Beat Basics: Composition
Understanding all of the parts that go into making music can seem like a daunting task. Can’t I just put these two beats together and call it a day? Just like with anything, one must truly comprehend it, integrate it, and then apply it. One can’t just learn how to hammer a nail, and then try to make a boat. It would be a total wreck! The same goes for music.
Though admittedly, there are many people who have little understanding of music that create and release “songs” to the masses. This is what most people are exposed to and accept. Then there are albums that come out that are mind-blowing, and steps above the norm. What makes these albums so epic? (besides actual good musicianship) Composition!

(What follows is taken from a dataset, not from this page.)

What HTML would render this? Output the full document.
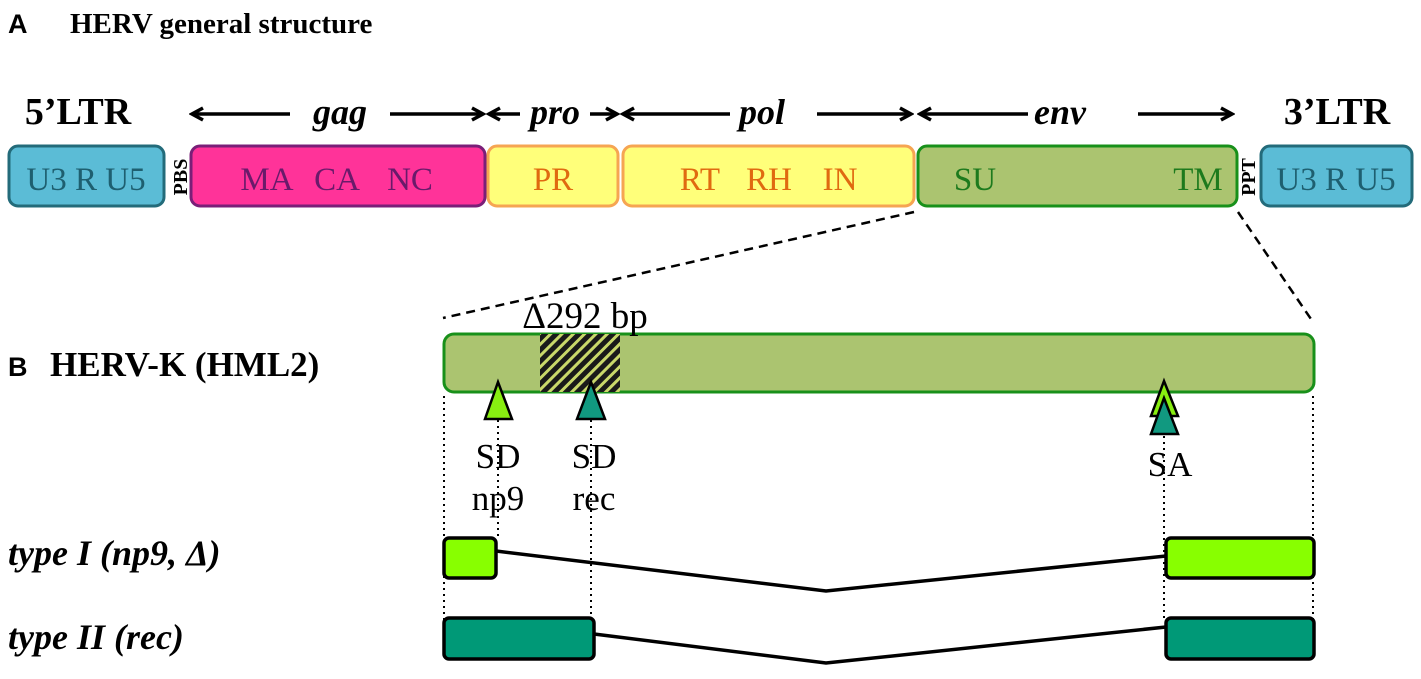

Composition is the actual nuts and bolts structure of the song. We take the components we’ve learned about in previous blogs, like 1/4 notes, 1/8 notes, measures, time signature, etc. and assemble our musical piece into a solid structure. An actual written composition will have all of this literally laid out including dynamics, accents, even mood (usually written in latin). It is everything one needs to know about the song, and that anyone in the world can pick up and play exactly how the composer intended it.
For electronic music, the composition need not be scored out like it does for an orchestra. It DOES still need the structure, however. Its important to know things like verse, chorus, intro, bridge, solo, etc. and exactly when these things happen in a song. The primary structure of a song is based around the chord progression, the melody, or both. Most often this is in 4, 8, or 16 measure segments called Phrases. For example, if a chord progression is 4 measures long and repeated, and at the end of the second time through it there’s a slight difference (measure 8), you got an 8 measure phrase. This phrase is repeated throughout the song, every 8 measures having that change at the end.
Understanding phrases really helps in the construction of a composition. Instead of counting out individual measures, you can now count phrases. You can make the verse 4 phrases long, or 8 phrases, then add a change. Phrases make structure more comprehensive. Melodies to follow this formula, typically being 8 or 16 measures long. This is a melodic phrase.
When you know all of the different phrases in your song, you can assemble the composition all in one go, and then tweak it later. Example: verse phrase 4 times, then chorus phrase 2 times, verse phrase 8 times, etc.. then you can add the intro phrase, a middle change, or anything you want.
Putting a structure to your song brings a direct focus that can help you make the song exactly how you hear it inside. Mapping out the composition not only forms the song, but ensures that all the pieces fit together evenly and at the right moments. Otherwise, a song will sound random, which is not inherently pleasing to the human ear, as we tend towards balance. This means an even amount of measures, and the changes happening at the end of phrases. Bringing a song into focus keeps it from rambling, and losing the listener’s attention.
Create the phrases, then piece the phrases together to create structure, add some flair etc. and your song is done. Trying to come up with structure on the fly can be laborious and not as focused as setting out the structure ahead. This can seem a rather linear way of doing things, but one would be surprised at how fluidly one’s songs are produced utilizing this.
This is a brief introduction into the structural aspects of song creation, more will be covered in future articles. Hopefully this makes Composition more understandable, and you can see the logic behind such a practice. Plus the ability of passing on one’s music to future generations to play is quite awesome. Try it with your next song, you will be pleased with the results.